The project is funded by the Amazonas State Research Support Foundation, the Amazonas Environmental Protection Institute, and the State Secretariat for the Environment.
“All of this work was enabled by the terrific collaboration with the UEA team, and it would have been impossible without them,” said Martin, who has also collaborated with UEA on research measuring volatile organic compounds in the Amazon. “Working with the UEA team was synergistic both for focusing the research activities and for sampling in the Amazonian context, not to mention the essential logistical contributions of the UEA research boat.”
This fall, Routhier and Haque joined UEA researchers on their research vessel for a two-week voyage up and down the Rio Negro to collect water, sediment, soil, and fish samples. While the Harvard team was focused on mercury and methylmercury, the UEA researchers also collected samples to test the general water quality of the area. The mission was named the OXIOUUWI Campaign, which means black in the Indigenous Yanomami language.
On the river
Because of El Niño, the season was especially hot and dry, with several days exceeding 100 degrees. The boat moved slowly to navigate through a shallower river, carefully skirting sandbars and beached boats.
Several times a day, Routhier and Haque would head out in a dinghy to collect water and sediment samples from the river, dipping their instruments into the dark waters of the Rio Negro. The team hiked into the jungle to collect soil samples and every couple of days stopped at a town or village — some as large as 15,000 people, others only about 1,000 — to buy fish from local markets.
Back onboard the boat, Routhier and Haque set up a simple lab space to process and preserve the samples for their long flight back to Cambridge. On campus, the team will analyze the samples for total mercury and methylmercury concentration, mercury isotopes, and carbon levels, which can influence mercury methylation in the water.
“We want to understand how and why mercury is getting transformed into methylmercury and where that mercury is coming from,” said Routhier. “If you start with a source from local gold mining, it’s going to have a very distinct isotopic signature from mercury that came from the global pool, was deposited on the forest canopy through the atmosphere, transported into the water through soils and then finally into the water, where it gets methylated. So a lot of what we’re doing is forensics, figuring out where the mercury is coming from and what processes it’s undergone in the environment.”
The research could lead to a better understanding of the mercury cycle in the southern hemisphere, which isn’t well understood. Much of what is known about methylmercury accumulation in the northern hemisphere comes from research done in lakes and streams, which have different chemistries than large southern hemisphere tropical rivers like the Rio Negro.
But no matter how well Routhier, Haque, or the rest of the team study the river, they’ll never know it quite as well as the people who have lived on it for generations.

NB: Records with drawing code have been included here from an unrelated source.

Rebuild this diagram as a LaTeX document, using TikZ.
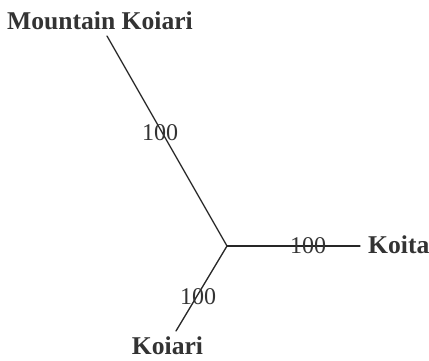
\documentclass[tikz,border=0pt]{standalone}
\usepackage{fontspec}
\setmainfont{Liberation Serif}
\usepackage{xcolor}

\tikzset{
	branch/.style={draw=black!85, line width=1.3pt},
	taxon/.style={inner sep=0pt, font=\fontsize{25.6}{30}\selectfont\bfseries, text=black!80},
	support/.style={inner sep=0pt, font=\fontsize{24}{28}\selectfont, text=black!80}
}

\begin{document}
\begin{tikzpicture}[x=1pt, y=1pt, line cap=round, line join=round]
		
		% Frame of the page
		\useasboundingbox (0,0) rectangle (429,360);
		
		% Hub and branch tips
		\coordinate (hub) at (227,114);
		\coordinate (tipMK) at (107,324);
		\coordinate (tipKoita) at (360,114);
		\coordinate (tipKoiari) at (176,29);
		
		% Branches
		\draw[branch] (hub) -- (tipMK);
		\draw[branch] (hub) -- (tipKoita);
		\draw[branch] (hub) -- (tipKoiari);
		
		% Taxa
		\node[taxon, anchor=base] (mk) at (100,331) {Mountain Koiari};
		\node[taxon, anchor=base west] (koita) at (368,107) {Koita};
		\node[taxon, anchor=base] (koiari) at (167.5,6) {Koiari};
		
		% Support values
		\node[support] (bMK) at (160,227) {100};
		\node[support] (bKoita) at (308,114) {100};
		\node[support] (bKoiari) at (198,63) {100};
		
	\end{tikzpicture}
\end{document}
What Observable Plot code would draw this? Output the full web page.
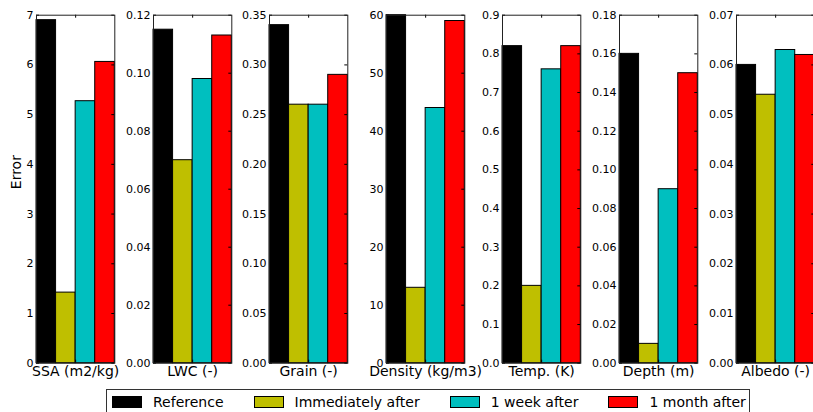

“I was amazed by how much knowledge these people had about the river and the surrounding forest from observation,” said Routhier. “It was scientific knowledge, from observations of water levels and how the forest has been changing. These communities, which rely on the forest and the river for their food and livelihood, are really tuned in to what’s happening from climate change in a very real way.”
The team is planning another research trip this spring on the Madeira River, which has different water chemistry than the Rio Negro and is further impacted by anthropogenic development. There are also hopes to return to the Rio Negro in the wet season to travel farther up the river and collect more samples.